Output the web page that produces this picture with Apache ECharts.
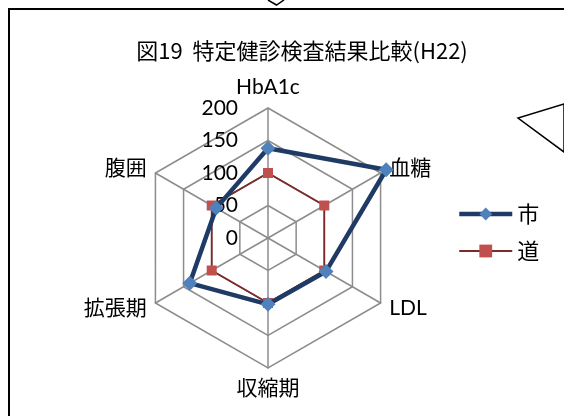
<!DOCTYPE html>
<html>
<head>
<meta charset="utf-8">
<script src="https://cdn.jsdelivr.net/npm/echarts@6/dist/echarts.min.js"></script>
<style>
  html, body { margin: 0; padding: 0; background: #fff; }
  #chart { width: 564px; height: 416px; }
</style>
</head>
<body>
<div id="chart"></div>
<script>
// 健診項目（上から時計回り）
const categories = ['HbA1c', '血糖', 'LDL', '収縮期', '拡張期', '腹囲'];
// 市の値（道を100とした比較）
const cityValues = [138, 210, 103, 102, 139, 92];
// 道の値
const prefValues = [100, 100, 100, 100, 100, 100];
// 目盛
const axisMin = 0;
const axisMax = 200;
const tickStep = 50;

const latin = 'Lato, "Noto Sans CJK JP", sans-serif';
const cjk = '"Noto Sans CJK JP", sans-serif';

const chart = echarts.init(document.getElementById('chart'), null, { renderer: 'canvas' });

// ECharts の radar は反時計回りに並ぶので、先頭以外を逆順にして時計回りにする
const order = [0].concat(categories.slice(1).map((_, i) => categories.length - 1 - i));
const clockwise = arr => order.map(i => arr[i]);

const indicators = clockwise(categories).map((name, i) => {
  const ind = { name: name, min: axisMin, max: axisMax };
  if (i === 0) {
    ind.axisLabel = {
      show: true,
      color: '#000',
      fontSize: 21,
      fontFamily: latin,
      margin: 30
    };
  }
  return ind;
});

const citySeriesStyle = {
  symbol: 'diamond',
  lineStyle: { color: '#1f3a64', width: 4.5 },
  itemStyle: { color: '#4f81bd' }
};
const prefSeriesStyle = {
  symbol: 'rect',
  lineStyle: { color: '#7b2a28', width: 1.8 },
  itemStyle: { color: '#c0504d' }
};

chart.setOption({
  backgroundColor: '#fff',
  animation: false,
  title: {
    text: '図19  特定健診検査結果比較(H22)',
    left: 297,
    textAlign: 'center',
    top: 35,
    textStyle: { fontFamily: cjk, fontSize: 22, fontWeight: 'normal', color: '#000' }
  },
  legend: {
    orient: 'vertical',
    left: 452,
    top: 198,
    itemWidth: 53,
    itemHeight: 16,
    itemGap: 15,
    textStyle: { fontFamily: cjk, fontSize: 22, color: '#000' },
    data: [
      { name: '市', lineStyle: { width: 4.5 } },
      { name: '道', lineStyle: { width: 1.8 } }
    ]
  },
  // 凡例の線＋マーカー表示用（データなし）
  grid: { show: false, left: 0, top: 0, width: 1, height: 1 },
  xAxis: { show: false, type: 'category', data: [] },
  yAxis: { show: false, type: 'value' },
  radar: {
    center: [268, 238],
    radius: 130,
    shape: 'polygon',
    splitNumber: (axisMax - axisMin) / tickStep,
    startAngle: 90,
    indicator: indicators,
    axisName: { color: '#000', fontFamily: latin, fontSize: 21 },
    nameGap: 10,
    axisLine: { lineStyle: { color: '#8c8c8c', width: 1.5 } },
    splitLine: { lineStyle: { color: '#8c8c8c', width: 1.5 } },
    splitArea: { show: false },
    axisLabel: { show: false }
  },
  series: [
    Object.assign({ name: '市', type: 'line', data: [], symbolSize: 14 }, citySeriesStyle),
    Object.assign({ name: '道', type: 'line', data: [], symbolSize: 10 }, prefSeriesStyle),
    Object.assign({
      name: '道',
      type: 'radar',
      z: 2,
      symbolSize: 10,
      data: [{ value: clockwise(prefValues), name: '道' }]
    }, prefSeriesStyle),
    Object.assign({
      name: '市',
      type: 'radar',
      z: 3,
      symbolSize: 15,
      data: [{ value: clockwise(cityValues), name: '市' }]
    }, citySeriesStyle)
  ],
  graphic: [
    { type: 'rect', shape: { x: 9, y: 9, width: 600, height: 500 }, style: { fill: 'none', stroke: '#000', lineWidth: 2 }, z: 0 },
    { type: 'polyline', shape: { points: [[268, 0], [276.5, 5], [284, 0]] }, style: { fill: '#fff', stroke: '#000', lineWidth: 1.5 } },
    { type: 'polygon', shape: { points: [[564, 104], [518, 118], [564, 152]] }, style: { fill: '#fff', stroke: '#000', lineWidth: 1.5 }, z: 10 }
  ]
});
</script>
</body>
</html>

---

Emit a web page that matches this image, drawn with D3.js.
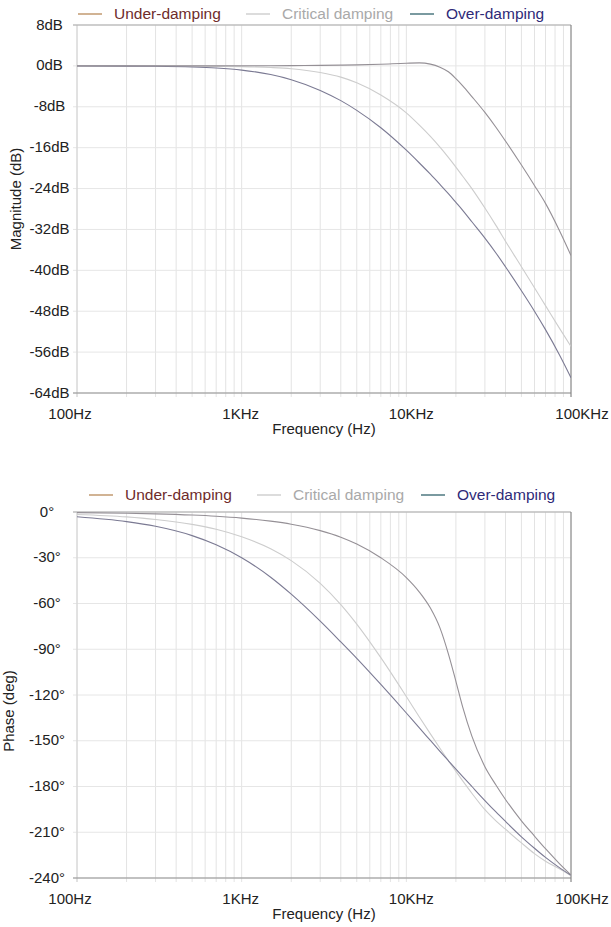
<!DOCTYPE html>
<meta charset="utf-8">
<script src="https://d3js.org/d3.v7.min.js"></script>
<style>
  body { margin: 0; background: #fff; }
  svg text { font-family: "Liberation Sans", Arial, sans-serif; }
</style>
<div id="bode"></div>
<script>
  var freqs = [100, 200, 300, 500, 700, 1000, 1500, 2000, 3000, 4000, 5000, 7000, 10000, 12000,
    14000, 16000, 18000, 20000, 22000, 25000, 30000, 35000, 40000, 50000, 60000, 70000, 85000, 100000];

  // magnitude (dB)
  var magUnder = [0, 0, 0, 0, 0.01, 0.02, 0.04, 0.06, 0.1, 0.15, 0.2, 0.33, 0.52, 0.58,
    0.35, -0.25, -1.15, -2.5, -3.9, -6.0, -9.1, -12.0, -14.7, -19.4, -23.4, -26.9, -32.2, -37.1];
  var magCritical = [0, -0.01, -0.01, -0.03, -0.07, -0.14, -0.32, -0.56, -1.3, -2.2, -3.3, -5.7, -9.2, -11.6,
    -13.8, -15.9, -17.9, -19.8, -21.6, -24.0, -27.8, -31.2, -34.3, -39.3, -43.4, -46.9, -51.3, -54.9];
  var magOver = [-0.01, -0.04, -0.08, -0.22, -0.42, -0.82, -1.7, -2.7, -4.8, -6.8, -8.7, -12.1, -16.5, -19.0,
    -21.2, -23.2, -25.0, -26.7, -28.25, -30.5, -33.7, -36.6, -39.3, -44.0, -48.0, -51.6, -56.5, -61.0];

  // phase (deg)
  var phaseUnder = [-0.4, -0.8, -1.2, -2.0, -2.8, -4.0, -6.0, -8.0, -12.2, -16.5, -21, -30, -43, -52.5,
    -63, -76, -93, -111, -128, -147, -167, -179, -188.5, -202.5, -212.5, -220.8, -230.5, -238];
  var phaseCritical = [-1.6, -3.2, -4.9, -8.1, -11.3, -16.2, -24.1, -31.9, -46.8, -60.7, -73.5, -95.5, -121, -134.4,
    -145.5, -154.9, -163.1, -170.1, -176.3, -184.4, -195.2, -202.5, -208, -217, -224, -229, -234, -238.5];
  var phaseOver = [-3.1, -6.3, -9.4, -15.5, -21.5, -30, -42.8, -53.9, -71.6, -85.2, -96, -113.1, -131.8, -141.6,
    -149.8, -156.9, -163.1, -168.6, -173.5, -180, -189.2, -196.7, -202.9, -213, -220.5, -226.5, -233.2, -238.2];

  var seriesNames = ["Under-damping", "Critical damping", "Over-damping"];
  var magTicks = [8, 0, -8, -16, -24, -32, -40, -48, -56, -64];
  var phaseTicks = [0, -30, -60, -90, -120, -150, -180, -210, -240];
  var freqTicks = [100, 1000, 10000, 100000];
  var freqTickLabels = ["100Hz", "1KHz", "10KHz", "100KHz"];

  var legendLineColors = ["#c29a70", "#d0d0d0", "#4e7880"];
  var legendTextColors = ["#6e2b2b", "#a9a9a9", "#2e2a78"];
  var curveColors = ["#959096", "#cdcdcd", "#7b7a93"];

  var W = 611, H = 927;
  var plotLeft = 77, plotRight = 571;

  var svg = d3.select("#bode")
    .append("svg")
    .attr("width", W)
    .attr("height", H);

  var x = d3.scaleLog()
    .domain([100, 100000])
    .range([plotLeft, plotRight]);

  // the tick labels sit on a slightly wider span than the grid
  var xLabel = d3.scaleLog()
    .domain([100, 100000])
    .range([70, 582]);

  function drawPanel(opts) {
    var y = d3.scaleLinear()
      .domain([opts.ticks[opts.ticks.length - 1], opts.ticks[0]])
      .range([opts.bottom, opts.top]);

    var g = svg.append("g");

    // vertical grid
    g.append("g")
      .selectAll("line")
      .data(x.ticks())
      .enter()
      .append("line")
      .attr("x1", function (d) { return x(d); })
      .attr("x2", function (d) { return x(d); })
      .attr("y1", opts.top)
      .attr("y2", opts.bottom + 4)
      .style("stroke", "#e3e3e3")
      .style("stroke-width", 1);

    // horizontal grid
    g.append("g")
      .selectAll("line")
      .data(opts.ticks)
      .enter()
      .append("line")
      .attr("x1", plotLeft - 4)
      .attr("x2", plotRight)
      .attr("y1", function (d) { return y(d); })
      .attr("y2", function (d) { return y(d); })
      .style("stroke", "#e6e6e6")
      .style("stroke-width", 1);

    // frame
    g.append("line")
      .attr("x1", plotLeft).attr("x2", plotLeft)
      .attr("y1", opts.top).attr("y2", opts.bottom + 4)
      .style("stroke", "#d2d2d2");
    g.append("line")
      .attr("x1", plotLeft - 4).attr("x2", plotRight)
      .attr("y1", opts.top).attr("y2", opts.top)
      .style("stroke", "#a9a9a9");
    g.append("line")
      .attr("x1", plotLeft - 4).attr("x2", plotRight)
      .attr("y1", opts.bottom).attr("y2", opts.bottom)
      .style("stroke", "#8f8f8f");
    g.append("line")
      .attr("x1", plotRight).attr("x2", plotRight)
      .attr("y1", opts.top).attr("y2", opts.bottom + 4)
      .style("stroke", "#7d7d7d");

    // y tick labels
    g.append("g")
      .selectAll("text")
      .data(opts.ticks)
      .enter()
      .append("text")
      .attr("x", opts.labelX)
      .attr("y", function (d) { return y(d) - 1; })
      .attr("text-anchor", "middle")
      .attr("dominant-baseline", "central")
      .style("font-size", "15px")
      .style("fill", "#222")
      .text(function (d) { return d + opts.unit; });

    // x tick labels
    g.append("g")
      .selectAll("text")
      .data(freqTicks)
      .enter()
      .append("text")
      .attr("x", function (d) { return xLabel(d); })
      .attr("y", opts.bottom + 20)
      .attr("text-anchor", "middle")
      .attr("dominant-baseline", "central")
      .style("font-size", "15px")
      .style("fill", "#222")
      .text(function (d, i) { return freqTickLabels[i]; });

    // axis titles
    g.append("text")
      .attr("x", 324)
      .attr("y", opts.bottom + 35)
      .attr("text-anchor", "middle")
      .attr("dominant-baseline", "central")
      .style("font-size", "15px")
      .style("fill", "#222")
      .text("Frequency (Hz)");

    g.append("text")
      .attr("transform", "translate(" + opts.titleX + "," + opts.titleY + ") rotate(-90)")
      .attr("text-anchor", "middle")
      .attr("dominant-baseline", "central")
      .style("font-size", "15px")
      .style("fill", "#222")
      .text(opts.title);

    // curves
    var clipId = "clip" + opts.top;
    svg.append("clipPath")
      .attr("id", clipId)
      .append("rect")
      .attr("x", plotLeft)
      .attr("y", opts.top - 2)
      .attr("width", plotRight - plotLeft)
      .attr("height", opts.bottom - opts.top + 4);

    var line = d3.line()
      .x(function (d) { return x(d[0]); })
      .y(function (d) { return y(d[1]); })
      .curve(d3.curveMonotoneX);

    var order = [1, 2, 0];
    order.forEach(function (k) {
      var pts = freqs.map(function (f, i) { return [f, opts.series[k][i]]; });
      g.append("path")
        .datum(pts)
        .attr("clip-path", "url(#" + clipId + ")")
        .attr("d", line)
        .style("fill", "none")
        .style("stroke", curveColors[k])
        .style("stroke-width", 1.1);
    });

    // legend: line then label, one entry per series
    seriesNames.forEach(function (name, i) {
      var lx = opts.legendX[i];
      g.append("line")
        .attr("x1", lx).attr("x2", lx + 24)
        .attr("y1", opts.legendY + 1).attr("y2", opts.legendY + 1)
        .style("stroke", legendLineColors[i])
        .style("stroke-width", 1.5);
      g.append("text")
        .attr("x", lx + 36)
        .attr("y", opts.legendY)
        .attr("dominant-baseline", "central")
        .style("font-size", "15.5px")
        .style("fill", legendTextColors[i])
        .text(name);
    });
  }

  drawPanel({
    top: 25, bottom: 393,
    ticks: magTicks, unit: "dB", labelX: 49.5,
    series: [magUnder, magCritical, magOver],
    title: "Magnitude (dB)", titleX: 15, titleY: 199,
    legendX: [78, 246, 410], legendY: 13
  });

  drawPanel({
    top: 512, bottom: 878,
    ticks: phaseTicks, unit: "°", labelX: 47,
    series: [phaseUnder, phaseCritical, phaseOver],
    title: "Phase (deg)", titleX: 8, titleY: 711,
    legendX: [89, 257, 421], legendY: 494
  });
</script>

**EXERCISE OBJECTIVE**
From the line containing "Output the web" through the line containing "const clockwise = arr", copy every line above exactly, without pictures.

**RESULT BELOW**
Output the web page that produces this picture with Apache ECharts.
<!DOCTYPE html>
<html>
<head>
<meta charset="utf-8">
<script src="https://cdn.jsdelivr.net/npm/echarts@6/dist/echarts.min.js"></script>
<style>
  html, body { margin: 0; padding: 0; background: #fff; }
  #chart { width: 564px; height: 416px; }
</style>
</head>
<body>
<div id="chart"></div>
<script>
// 健診項目（上から時計回り）
const categories = ['HbA1c', '血糖', 'LDL', '収縮期', '拡張期', '腹囲'];
// 市の値（道を100とした比較）
const cityValues = [138, 210, 103, 102, 139, 92];
// 道の値
const prefValues = [100, 100, 100, 100, 100, 100];
// 目盛
const axisMin = 0;
const axisMax = 200;
const tickStep = 50;

const latin = 'Lato, "Noto Sans CJK JP", sans-serif';
const cjk = '"Noto Sans CJK JP", sans-serif';

const chart = echarts.init(document.getElementById('chart'), null, { renderer: 'canvas' });

// ECharts の radar は反時計回りに並ぶので、先頭以外を逆順にして時計回りにする
const order = [0].concat(categories.slice(1).map((_, i) => categories.length - 1 - i));
const clockwise = arr => order.map(i => arr[i]);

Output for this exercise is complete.